Your task |
Please print the lines between the one with "Write the TikZ code for this diagram." and the one with "width=439pt] (R) at", both ends included, exactly as written, with no pictures.
# start of Records for the task
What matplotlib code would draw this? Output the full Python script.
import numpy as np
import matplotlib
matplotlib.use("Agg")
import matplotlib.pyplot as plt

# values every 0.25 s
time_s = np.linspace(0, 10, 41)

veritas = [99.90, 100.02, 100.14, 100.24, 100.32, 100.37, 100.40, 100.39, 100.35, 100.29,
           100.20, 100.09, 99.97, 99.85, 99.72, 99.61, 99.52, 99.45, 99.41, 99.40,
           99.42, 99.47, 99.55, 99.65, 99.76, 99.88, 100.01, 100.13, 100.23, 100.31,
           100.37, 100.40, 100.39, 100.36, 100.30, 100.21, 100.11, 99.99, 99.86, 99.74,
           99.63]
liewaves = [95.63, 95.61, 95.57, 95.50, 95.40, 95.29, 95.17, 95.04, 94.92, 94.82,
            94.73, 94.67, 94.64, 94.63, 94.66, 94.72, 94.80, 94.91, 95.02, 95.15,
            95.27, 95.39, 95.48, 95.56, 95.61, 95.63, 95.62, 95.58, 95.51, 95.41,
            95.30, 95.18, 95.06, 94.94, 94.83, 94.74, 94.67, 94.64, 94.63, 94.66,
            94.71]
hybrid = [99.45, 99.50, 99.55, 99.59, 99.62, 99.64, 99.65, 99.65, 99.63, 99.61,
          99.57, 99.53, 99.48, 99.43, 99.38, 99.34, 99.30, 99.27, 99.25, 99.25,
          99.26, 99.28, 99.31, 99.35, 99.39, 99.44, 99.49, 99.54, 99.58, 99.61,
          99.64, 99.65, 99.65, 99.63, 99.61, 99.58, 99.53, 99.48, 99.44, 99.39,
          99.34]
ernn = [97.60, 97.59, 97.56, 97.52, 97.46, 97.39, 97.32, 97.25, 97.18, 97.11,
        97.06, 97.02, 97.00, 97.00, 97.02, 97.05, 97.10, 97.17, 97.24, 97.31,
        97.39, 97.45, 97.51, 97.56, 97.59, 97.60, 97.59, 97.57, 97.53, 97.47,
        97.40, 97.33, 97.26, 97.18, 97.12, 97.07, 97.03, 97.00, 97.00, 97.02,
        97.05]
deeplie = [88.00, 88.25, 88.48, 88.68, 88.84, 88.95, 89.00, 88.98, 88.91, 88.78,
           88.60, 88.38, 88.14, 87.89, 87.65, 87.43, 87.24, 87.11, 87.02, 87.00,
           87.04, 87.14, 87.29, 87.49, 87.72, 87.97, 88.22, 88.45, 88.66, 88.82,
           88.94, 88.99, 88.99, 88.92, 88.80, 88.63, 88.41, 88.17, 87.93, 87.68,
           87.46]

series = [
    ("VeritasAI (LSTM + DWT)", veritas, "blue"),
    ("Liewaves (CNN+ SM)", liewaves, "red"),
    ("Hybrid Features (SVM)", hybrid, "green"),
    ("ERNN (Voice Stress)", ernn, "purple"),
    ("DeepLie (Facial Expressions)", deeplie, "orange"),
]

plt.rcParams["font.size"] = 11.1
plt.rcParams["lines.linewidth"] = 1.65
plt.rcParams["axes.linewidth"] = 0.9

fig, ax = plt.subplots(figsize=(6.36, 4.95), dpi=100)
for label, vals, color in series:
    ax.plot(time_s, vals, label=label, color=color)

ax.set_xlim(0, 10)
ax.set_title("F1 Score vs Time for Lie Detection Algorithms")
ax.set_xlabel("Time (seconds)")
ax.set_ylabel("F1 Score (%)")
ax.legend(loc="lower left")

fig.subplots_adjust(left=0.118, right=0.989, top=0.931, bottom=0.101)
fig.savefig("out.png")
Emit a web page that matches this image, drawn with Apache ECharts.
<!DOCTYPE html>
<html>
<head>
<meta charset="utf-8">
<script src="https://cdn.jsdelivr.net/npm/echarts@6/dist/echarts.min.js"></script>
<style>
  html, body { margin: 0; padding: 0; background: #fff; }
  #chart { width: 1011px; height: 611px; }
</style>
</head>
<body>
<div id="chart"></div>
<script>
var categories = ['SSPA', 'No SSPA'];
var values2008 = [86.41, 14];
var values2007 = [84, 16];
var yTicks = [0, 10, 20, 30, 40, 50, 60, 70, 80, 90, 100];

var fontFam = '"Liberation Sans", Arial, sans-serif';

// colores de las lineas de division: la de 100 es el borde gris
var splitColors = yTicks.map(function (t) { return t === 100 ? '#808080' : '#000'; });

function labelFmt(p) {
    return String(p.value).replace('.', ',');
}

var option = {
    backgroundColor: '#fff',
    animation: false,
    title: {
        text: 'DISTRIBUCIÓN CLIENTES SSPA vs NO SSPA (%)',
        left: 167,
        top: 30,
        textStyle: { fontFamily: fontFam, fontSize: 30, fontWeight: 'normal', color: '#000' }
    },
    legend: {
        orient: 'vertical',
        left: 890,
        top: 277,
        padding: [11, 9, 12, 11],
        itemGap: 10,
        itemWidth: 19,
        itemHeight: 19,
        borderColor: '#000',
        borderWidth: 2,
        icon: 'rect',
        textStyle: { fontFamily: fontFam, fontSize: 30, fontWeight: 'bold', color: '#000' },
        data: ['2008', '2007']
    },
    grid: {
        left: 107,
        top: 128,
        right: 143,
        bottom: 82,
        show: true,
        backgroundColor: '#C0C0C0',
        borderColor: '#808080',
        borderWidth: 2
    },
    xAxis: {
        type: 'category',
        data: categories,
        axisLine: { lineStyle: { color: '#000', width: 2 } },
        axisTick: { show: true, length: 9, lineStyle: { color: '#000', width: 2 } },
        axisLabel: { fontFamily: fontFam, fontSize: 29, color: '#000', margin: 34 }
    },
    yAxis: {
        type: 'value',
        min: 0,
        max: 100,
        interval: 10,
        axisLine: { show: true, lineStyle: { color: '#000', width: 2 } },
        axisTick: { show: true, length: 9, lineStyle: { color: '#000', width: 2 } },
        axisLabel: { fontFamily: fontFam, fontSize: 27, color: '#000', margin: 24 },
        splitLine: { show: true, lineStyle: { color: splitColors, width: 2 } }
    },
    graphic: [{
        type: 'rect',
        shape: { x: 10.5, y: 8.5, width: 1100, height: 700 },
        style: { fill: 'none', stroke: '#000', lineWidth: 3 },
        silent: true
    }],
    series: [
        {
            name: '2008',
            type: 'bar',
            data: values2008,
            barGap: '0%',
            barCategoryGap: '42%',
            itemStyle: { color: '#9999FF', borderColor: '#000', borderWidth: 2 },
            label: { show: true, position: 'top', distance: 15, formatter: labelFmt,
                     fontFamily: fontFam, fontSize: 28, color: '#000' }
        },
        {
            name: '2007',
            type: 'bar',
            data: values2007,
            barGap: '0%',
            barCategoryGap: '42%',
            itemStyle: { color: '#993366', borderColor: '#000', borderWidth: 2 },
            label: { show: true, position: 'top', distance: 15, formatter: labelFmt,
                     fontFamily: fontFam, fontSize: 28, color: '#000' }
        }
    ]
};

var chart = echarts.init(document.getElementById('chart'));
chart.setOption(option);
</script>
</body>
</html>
# end of Records for the task
# start of Records for the task
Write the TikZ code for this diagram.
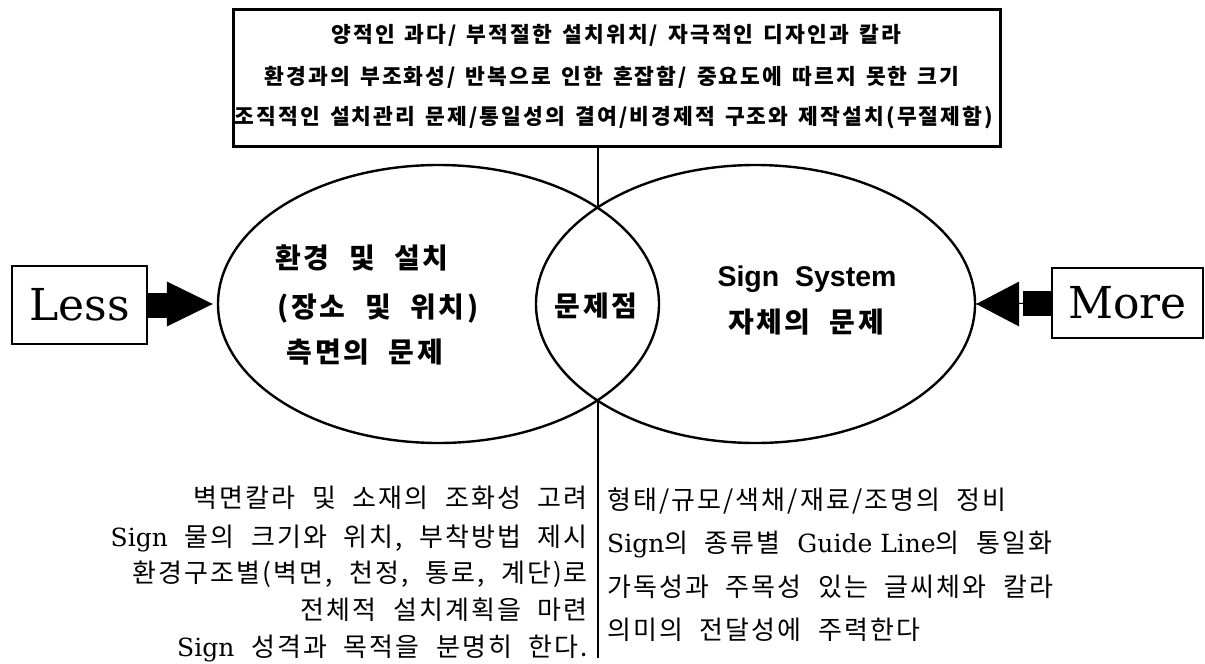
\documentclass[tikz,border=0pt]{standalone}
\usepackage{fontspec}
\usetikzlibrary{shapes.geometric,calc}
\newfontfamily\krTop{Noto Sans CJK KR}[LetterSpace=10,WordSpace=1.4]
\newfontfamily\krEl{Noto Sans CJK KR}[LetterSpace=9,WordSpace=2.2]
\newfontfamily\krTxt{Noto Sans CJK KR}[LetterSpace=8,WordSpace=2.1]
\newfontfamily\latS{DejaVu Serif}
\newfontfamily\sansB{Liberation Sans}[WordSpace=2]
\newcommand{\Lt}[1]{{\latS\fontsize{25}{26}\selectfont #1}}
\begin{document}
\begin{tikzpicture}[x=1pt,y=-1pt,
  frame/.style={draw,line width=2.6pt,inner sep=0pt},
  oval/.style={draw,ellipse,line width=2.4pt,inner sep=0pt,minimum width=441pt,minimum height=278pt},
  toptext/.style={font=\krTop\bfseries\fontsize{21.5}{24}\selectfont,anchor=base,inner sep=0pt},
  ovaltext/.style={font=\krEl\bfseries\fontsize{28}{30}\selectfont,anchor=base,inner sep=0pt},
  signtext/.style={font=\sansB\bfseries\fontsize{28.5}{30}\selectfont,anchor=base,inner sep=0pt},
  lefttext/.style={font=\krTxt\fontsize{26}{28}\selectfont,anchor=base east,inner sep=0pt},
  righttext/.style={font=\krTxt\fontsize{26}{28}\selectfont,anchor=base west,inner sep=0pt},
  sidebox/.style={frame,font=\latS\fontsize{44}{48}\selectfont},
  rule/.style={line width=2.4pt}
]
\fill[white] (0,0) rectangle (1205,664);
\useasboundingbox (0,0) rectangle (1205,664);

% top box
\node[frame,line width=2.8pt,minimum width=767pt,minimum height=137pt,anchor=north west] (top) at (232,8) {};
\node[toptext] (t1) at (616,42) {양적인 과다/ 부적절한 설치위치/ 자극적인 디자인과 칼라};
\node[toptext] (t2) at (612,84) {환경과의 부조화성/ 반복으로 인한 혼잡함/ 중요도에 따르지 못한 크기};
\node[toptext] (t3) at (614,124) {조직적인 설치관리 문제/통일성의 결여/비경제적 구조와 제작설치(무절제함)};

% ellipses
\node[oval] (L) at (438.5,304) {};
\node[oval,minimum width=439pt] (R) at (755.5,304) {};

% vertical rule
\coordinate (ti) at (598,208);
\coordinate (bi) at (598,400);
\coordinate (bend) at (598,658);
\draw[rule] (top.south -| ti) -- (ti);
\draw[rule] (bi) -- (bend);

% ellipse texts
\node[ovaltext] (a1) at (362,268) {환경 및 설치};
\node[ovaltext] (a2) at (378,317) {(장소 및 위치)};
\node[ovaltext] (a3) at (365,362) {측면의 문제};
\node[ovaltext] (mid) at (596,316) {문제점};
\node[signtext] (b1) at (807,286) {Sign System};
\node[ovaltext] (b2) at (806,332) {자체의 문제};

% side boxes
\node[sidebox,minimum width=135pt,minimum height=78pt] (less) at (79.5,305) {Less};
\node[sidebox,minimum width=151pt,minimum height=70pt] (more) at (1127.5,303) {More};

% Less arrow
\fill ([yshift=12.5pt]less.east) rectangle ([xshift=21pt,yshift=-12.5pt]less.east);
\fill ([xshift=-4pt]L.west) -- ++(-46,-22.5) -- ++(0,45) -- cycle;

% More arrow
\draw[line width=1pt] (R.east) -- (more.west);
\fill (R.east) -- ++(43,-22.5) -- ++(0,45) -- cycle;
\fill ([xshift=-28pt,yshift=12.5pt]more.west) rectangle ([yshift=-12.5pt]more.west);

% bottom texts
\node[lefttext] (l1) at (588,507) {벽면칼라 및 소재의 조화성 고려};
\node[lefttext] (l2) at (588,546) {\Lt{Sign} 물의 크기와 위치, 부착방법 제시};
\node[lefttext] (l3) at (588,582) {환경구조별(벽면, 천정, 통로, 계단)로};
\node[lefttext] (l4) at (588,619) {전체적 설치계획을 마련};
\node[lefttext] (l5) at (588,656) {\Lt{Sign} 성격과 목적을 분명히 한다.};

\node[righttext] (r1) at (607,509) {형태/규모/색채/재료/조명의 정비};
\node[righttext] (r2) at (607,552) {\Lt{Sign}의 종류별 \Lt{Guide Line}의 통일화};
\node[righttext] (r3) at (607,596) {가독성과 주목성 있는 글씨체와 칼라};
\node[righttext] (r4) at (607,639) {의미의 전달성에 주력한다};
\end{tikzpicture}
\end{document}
# end of Records for the task
Solution to this exercise |
Write the TikZ code for this diagram.
\documentclass[tikz,border=0pt]{standalone}
\usepackage{fontspec}
\usetikzlibrary{shapes.geometric,calc}
\newfontfamily\krTop{Noto Sans CJK KR}[LetterSpace=10,WordSpace=1.4]
\newfontfamily\krEl{Noto Sans CJK KR}[LetterSpace=9,WordSpace=2.2]
\newfontfamily\krTxt{Noto Sans CJK KR}[LetterSpace=8,WordSpace=2.1]
\newfontfamily\latS{DejaVu Serif}
\newfontfamily\sansB{Liberation Sans}[WordSpace=2]
\newcommand{\Lt}[1]{{\latS\fontsize{25}{26}\selectfont #1}}
\begin{document}
\begin{tikzpicture}[x=1pt,y=-1pt,
  frame/.style={draw,line width=2.6pt,inner sep=0pt},
  oval/.style={draw,ellipse,line width=2.4pt,inner sep=0pt,minimum width=441pt,minimum height=278pt},
  toptext/.style={font=\krTop\bfseries\fontsize{21.5}{24}\selectfont,anchor=base,inner sep=0pt},
  ovaltext/.style={font=\krEl\bfseries\fontsize{28}{30}\selectfont,anchor=base,inner sep=0pt},
  signtext/.style={font=\sansB\bfseries\fontsize{28.5}{30}\selectfont,anchor=base,inner sep=0pt},
  lefttext/.style={font=\krTxt\fontsize{26}{28}\selectfont,anchor=base east,inner sep=0pt},
  righttext/.style={font=\krTxt\fontsize{26}{28}\selectfont,anchor=base west,inner sep=0pt},
  sidebox/.style={frame,font=\latS\fontsize{44}{48}\selectfont},
  rule/.style={line width=2.4pt}
]
\fill[white] (0,0) rectangle (1205,664);
\useasboundingbox (0,0) rectangle (1205,664);

% top box
\node[frame,line width=2.8pt,minimum width=767pt,minimum height=137pt,anchor=north west] (top) at (232,8) {};
\node[toptext] (t1) at (616,42) {양적인 과다/ 부적절한 설치위치/ 자극적인 디자인과 칼라};
\node[toptext] (t2) at (612,84) {환경과의 부조화성/ 반복으로 인한 혼잡함/ 중요도에 따르지 못한 크기};
\node[toptext] (t3) at (614,124) {조직적인 설치관리 문제/통일성의 결여/비경제적 구조와 제작설치(무절제함)};

% ellipses
\node[oval] (L) at (438.5,304) {};
\node[oval,minimum width=439pt] (R) at (755.5,304) {};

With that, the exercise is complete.